[Cancer]
Even in advanced breast cancer — adding herbal medicine to chemotherapy halved the risk of death
Herbal medicine is beneficial even in breast cancer that has already advanced. Today we summarize this topic through a single large-scale study that analyzed nationwide medical records (Taiwan).
To state the conclusion first: even in advanced breast cancer, patients who added herbal medicine lived clearly longer than those who did not take it.
Confirmed: even in the most difficult, advanced breast cancer, herbal medicine helps survival
A study published in 2014 in Cancer — the mainstream oncology journal issued by the American Cancer Society — addressed this question.

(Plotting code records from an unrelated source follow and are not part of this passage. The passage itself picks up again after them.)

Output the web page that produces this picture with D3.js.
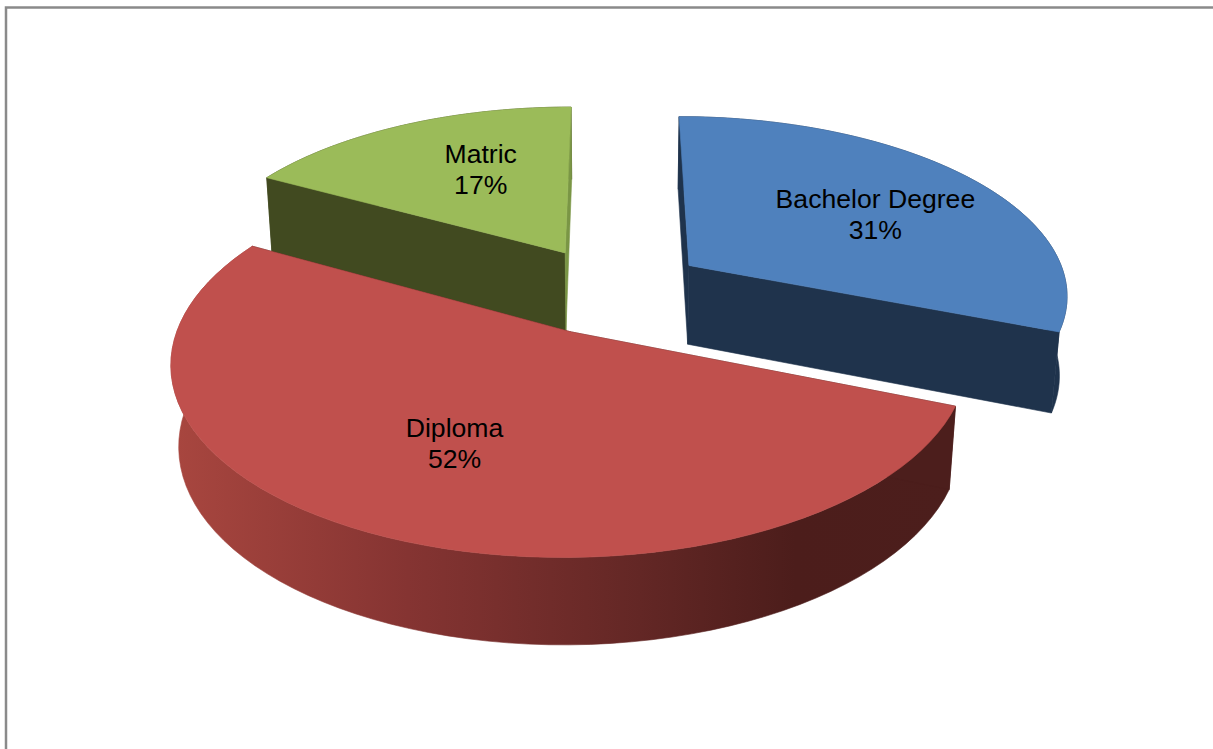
<!DOCTYPE html>
<html>
<head>
<meta charset="utf-8">
<script src="https://cdn.jsdelivr.net/npm/d3@7/dist/d3.min.js"></script>
<style>
  html, body { margin: 0; padding: 0; background: #fff; overflow: hidden; }
  text { font-family: "Liberation Sans", Arial, sans-serif; fill: #000; }
</style>
</head>
<body>
<svg id="chart" width="1213" height="749"></svg>
<script>
// Education level shares
const categories = ["Bachelor Degree", "Diploma", "Matric"];
const shares = [31, 52, 17];
const topColors = ["#4f81bd", "#c0504d", "#9bbb59"];
const cutColors = ["#1f334c", "#4c1e1c", "#414a20"];
const rearCutColors = ["#1f334c", "#4c1e1c", "#7a9645"];
const wallStops = [
  [0, "#a8463f"], [0.3, "#853432"], [0.6, "#632725"], [0.8, "#4c1d1b"], [1, "#4c1e1c"]
];

// Camera and pie body
const view = {
  cx: 612, cy: 290,      // screen position of the pie axis
  k: 380, kb: 178,       // horizontal and depth scale
  persp: 0.15,           // perspective strength along depth
  lift: 82,              // thickness of the pie
  sinkX: 0.017,          // horizontal shrink of the bottom face
  sinkY: 0.03,           // vertical shrink of the bottom face
  explode: 0.25          // how far slices are pulled from the axis
};

const svg = d3.select("#chart");

// Chart frame: only top and left edges fall inside the page
svg.append("path")
  .attr("d", "M6,749V7.5H1213")
  .attr("fill", "none")
  .attr("stroke", "#8a8a8a")
  .attr("stroke-width", 2.5);

// Ground-plane point (x right, y toward viewer) to screen, on top or bottom face
function project(x, y, bottom) {
  const w = 1 - view.persp * y;
  const wx = w + (bottom ? view.sinkX : 0);
  const wy = w + (bottom ? view.sinkY : 0);
  return [
    view.cx + view.k * x / wx,
    view.cy + (view.kb * y + (bottom ? view.lift : 0)) / wy
  ];
}

const polar = (a, r) => [r * Math.sin(a), -r * Math.cos(a)];
const line = d3.line();

const arcs = d3.pie().sort(null).value(d => d)(shares);

const defs = svg.append("defs");
const wallGrad = defs.append("linearGradient")
  .attr("id", "wallShade")
  .attr("gradientUnits", "userSpaceOnUse")
  .attr("x1", 175).attr("y1", 0)
  .attr("x2", 950).attr("y2", 0);
wallStops.forEach(([o, c]) => wallGrad.append("stop").attr("offset", o).attr("stop-color", c));

// Slice shapes in painter's order: rear slices first, Diploma in front
const drawOrder = [2, 0, 1];

// Filled face with a hairline of its own colour so neighbouring faces leave no seam
function face(g, pts, fill) {
  g.append("path")
    .attr("d", line(pts) + "Z")
    .attr("fill", fill)
    .attr("stroke", fill)
    .attr("stroke-width", 0.6)
    .attr("stroke-linejoin", "round");
}

drawOrder.forEach(i => {
  const d = arcs[i];
  const mid = (d.startAngle + d.endAngle) / 2;
  const [ox, oy] = polar(mid, view.explode);

  const angles = d3.range(0, 73).map(t => d.startAngle + (d.endAngle - d.startAngle) * t / 72);
  const rim = bottom => angles.map(a => {
    const [x, y] = polar(a, 1);
    return project(ox + x, oy + y, bottom);
  });
  const apex = bottom => project(ox, oy, bottom);

  const g = svg.append("g").attr("class", "slice");
  const topRim = rim(false), lowRim = rim(true);

  // Outer wall
  face(g, topRim.concat(lowRim.slice().reverse()), i === 1 ? "url(#wallShade)" : cutColors[i]);

  // Radial cut faces
  face(g, [apex(false), topRim[0], lowRim[0], apex(true)], cutColors[i]);
  face(g, [apex(false), topRim[72], lowRim[72], apex(true)], i === 2 ? rearCutColors[i] : cutColors[i]);

  // Top face
  face(g, [apex(false)].concat(topRim), topColors[i]);
});

// Data labels, placed along each slice's bisector
const labelReach = [0.65, 0.6, 0.5];
const labelNudge = [[0.5, 10], [-2, 0], [1, -14]];
const total = d3.sum(shares);
const pct = d3.format(".0%");

arcs.forEach((d, i) => {
  const mid = (d.startAngle + d.endAngle) / 2;
  const [ox, oy] = polar(mid, view.explode);
  const [x, y] = polar(mid, labelReach[i]);
  const [px, py] = project(ox + x, oy + y, false);
  const t = svg.append("text")
    .attr("text-anchor", "middle")
    .attr("font-size", 26.6);
  t.append("tspan")
    .attr("x", px + labelNudge[i][0])
    .attr("y", py + labelNudge[i][1] - 8)
    .text(categories[i]);
  t.append("tspan")
    .attr("x", px + labelNudge[i][0])
    .attr("y", py + labelNudge[i][1] + 23)
    .text(pct(shares[i] / total));
});
</script>
</body>
</html>
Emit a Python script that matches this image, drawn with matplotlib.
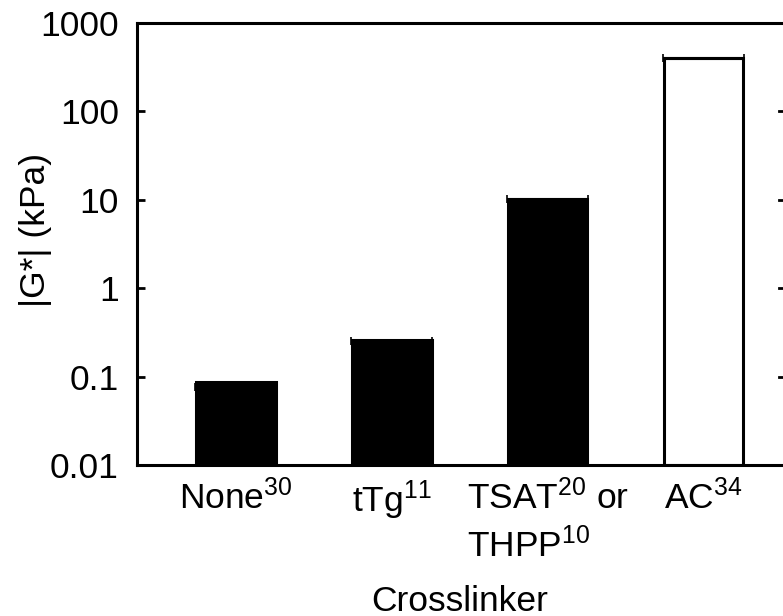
import matplotlib
matplotlib.use("Agg")
import matplotlib.pyplot as plt
from matplotlib.transforms import blended_transform_factory

plt.rcParams["font.family"] = ["Liberation Sans", "DejaVu Sans"]
plt.rcParams["mathtext.fontset"] = "custom"
plt.rcParams["mathtext.rm"] = "Liberation Sans"
plt.rcParams["mathtext.it"] = "Liberation Sans"
plt.rcParams["mathtext.bf"] = "Liberation Sans"

# data
labels = ["None$^{30}$", "tTg$^{11}$", "TSAT$^{20}$ or\nTHPP$^{10}$", "AC$^{34}$"]
modulus = [0.076, 0.25, 10.2, 400]
colors = ["black", "black", "black", "white"]
yticks = [0.01, 0.1, 1, 10, 100, 1000]
ytick_labels = ["0.01", "0.1", "1", "10", "100", "1000"]

fs = 25.5

fig = plt.figure(figsize=(7.83, 6.16), dpi=100)
ax = fig.add_axes([137 / 783, (616 - 465) / 616, 646 / 783, 442 / 616])

xs = list(range(len(modulus)))
ax.bar(xs, modulus, width=0.51, color=colors, edgecolor="black", linewidth=2.2,
       bottom=0.01, zorder=2)
# small caps at the bar tops
ax.errorbar(xs, modulus, xerr=0.26, fmt="none", ecolor="black", elinewidth=2.2,
            capsize=3, capthick=1.2, zorder=3)

ax.set_yscale("log")
ax.set_ylim(0.01, 1000)
ax.set_xlim(-0.635, 3.51)
ax.set_yticks(yticks)
ax.set_yticklabels(ytick_labels)
ax.minorticks_off()
ax.tick_params(axis="y", direction="in", length=6, width=2, labelsize=fs, pad=13)
ax.set_xticks(xs)
ax.set_xticklabels(labels)
ax.tick_params(axis="x", length=0, labelsize=fs, pad=10)
for lab in ax.get_xticklabels():
    lab.set_verticalalignment("top")
    lab.set_multialignment("left")
    lab.set_linespacing(1.4)

for side in ["left", "bottom", "top"]:
    ax.spines[side].set_linewidth(2.2)
ax.spines["right"].set_visible(False)

ax.set_ylabel("|G*| (kPa)", fontsize=fs)
ax.yaxis.set_label_coords(-0.132, 0.532)
ax.set_xlabel("Crosslinker", fontsize=fs, labelpad=15)

# tick marks of the neighbouring (cropped) panel at the right edge
tr = blended_transform_factory(fig.transFigure, ax.transData)
for v in yticks[1:-1]:
    ax.plot([0.995, 1.0], [v, v], color="black", linewidth=2, transform=tr,
            clip_on=False)

fig.savefig("out.png", dpi=100)
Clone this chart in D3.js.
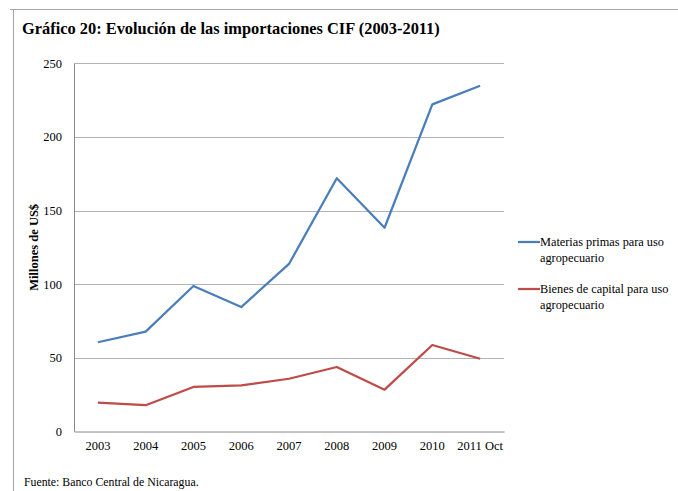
<!DOCTYPE html>
<html>
<head>
<meta charset="utf-8">
<script src="https://cdn.jsdelivr.net/npm/d3@7"></script>
<style>
  body { margin: 0; background: #fff; }
  svg { display: block; font-family: "Liberation Serif", "DejaVu Serif", serif; }
</style>
</head>
<body>
<svg id="chart"></svg>
<script>
// datos del gráfico
const years = ["2003", "2004", "2005", "2006", "2007", "2008", "2009", "2010", "2011 Oct"];
const materiasPrimas = [60.5, 67.7, 98.7, 84.4, 113.7, 171.9, 138.3, 222.1, 234.8];
const bienesCapital = [19.4, 17.7, 30.1, 31.2, 35.7, 43.7, 28.3, 58.6, 49.3];
const yTicks = [0, 50, 100, 150, 200, 250];

const series = [
    { name: ["Materias primas para uso", "agropecuario"], values: materiasPrimas, color: "#4a7ebb" },
    { name: ["Bienes de capital para uso", "agropecuario"], values: bienesCapital, color: "#be4b48" }
];

const width = 678, height = 491;
const margin = { top: 64, right: 174, bottom: 60, left: 74 };
const serif = "'Liberation Serif', 'DejaVu Serif', serif";

const svg = d3.select("#chart")
    .attr("width", width)
    .attr("height", height);

// marco de la página
svg.append("line")
    .attr("x1", 10).attr("x2", width).attr("y1", 9.5).attr("y2", 9.5)
    .attr("stroke", "#a6a6a6");
svg.append("line")
    .attr("x1", 13.5).attr("x2", 13.5).attr("y1", 9).attr("y2", height)
    .attr("stroke", "#a6a6a6");

// título
svg.append("text")
    .attr("x", 22).attr("y", 34)
    .style("font-size", "16.4px")
    .style("font-weight", "bold")
    .attr("fill", "#000")
    .text("Gráfico 20: Evolución de las importaciones CIF (2003-2011)");

const x = d3.scaleBand()
    .domain(years)
    .range([margin.left, width - margin.right]);

const y = d3.scaleLinear()
    .domain([0, 250])
    .range([height - margin.bottom + 0.3, margin.top - 0.7]);

// líneas de cuadrícula
svg.append("g")
    .selectAll("line")
    .data(yTicks.filter(d => d > 0))
    .join("line")
    .attr("x1", margin.left).attr("x2", width - margin.right)
    .attr("y1", d => Math.round(y(d)) + 0.5).attr("y2", d => Math.round(y(d)) + 0.5)
    .attr("stroke", "#b3b3b3");

// eje Y
const yAxis = svg.append("g")
    .attr("transform", `translate(${margin.left},0)`)
    .call(d3.axisLeft(y).tickValues(yTicks).tickSize(0).tickPadding(12))
    .attr("font-family", serif);
yAxis.select(".domain").attr("stroke", "#888");
yAxis.selectAll("text").style("font-size", "12.5px").attr("fill", "#000");

// eje X
const xAxis = svg.append("g")
    .attr("transform", `translate(0,${Math.round(y(0)) + 0.5})`)
    .call(d3.axisBottom(x).tickSize(0).tickPadding(10))
    .attr("font-family", serif);
xAxis.select(".domain").attr("stroke", "#888");
xAxis.selectAll("text").style("font-size", "12.5px").attr("fill", "#000");

// título del eje Y
svg.append("text")
    .attr("transform", `translate(38,${(y(0) + y(250)) / 2}) rotate(-90)`)
    .attr("text-anchor", "middle")
    .style("font-size", "12.5px")
    .style("font-weight", "bold")
    .text("Millones de US$");

// líneas de datos
const line = d3.line()
    .x((d, i) => x(years[i]) + x.bandwidth() / 2)
    .y(d => y(d));

svg.append("g")
    .selectAll("path")
    .data(series)
    .join("path")
    .attr("d", d => line(d.values))
    .attr("fill", "none")
    .attr("stroke", d => d.color)
    .attr("stroke-width", 2.25)
    .attr("stroke-linejoin", "round");

// leyenda
const legend = svg.append("g")
    .selectAll("g")
    .data(series)
    .join("g")
    .attr("transform", (d, i) => `translate(518,${242 + i * 47})`);

legend.append("line")
    .attr("x1", 0).attr("x2", 22)
    .attr("stroke", d => d.color)
    .attr("stroke-width", 2.25);

legend.append("text")
    .attr("x", 22)
    .attr("y", 4)
    .style("font-size", "12.3px")
    .selectAll("tspan")
    .data(d => d.name)
    .join("tspan")
    .attr("x", 22)
    .attr("dy", (d, i) => i === 0 ? 0 : 16)
    .text(d => d);

// fuente
svg.append("text")
    .attr("x", 24).attr("y", 486)
    .style("font-size", "11.8px")
    .text("Fuente: Banco Central de Nicaragua.");
</script>
</body>
</html>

The researchers drew on Taiwan's National Health Insurance Research Database (NHIRD), analyzing 729 patients who had been diagnosed with breast cancer between 2001 and 2010 and were prescribed a taxane-class chemotherapy agent. Because Taiwan's health insurance reimburses taxanes only for locally advanced or metastatic breast cancer, a taxane prescription itself serves as a marker that identifies "advanced breast cancer."
Of these, 15.8% (115 patients) took herbal medicine alongside their treatment, and over an average follow-up of 2.8 years, 277 patients died. After adjusting for various factors, patients who combined herbal medicine had a clearly lower risk of death than those who did not. The fact that this result emerged in patients whose cancer had already spread and whose prognosis was poor makes it all the more meaningful.
The longer herbal medicine is taken, the greater the effect
This study also shows how the effect changes with how long herbal medicine was taken. Patients who took herbal medicine for 30–180 days had a 45% lower risk of death (hazard ratio 0.55, 95% confidence interval 0.33–0.90), and those who took it for more than 180 days had a 54% lower risk (hazard ratio 0.46, 95% confidence interval 0.27–0.78). There was a benefit even with short-term use, but the more steadily and longer it was continued, the lower the risk of death became.
The conclusion is clear: even in breast cancer that has already advanced, patients who added herbal medicine — and especially those who continued taking it for longer — lived longer.
Instead of standard treatment, or together with it?
It must be "together." All of the benefit in this study came from "adding" herbal medicine on top of standard chemotherapy such as taxanes. Herbal medicine does not replace standard treatments such as surgery, chemotherapy, radiation, or hormone therapy.
If you are receiving or about to receive chemotherapy for advanced breast cancer, we encourage you to continue your standard treatment faithfully while consulting fully with a Korean-medicine specialist to pursue a herbal prescription suited to you.
If you are undergoing or about to begin treatment for advanced breast cancer, find out whether herbal medicine to support your recovery is right for you.
This column is intended to provide general health information based on the study below and does not replace individual diagnosis or treatment. The figures cited are the values from the original paper, and as the results of an observational study they do not establish causation. Please be sure to decide your individual treatment plan through consultation with your treating medical team.
Reference: Lee YW, Chen TL, Shih YRV, et al. Adjunctive traditional Chinese medicine therapy improves survival in patients with advanced breast cancer: a population-based study. Cancer. 2014;120(9):1338-1344. doi:10.1002/cncr.28579.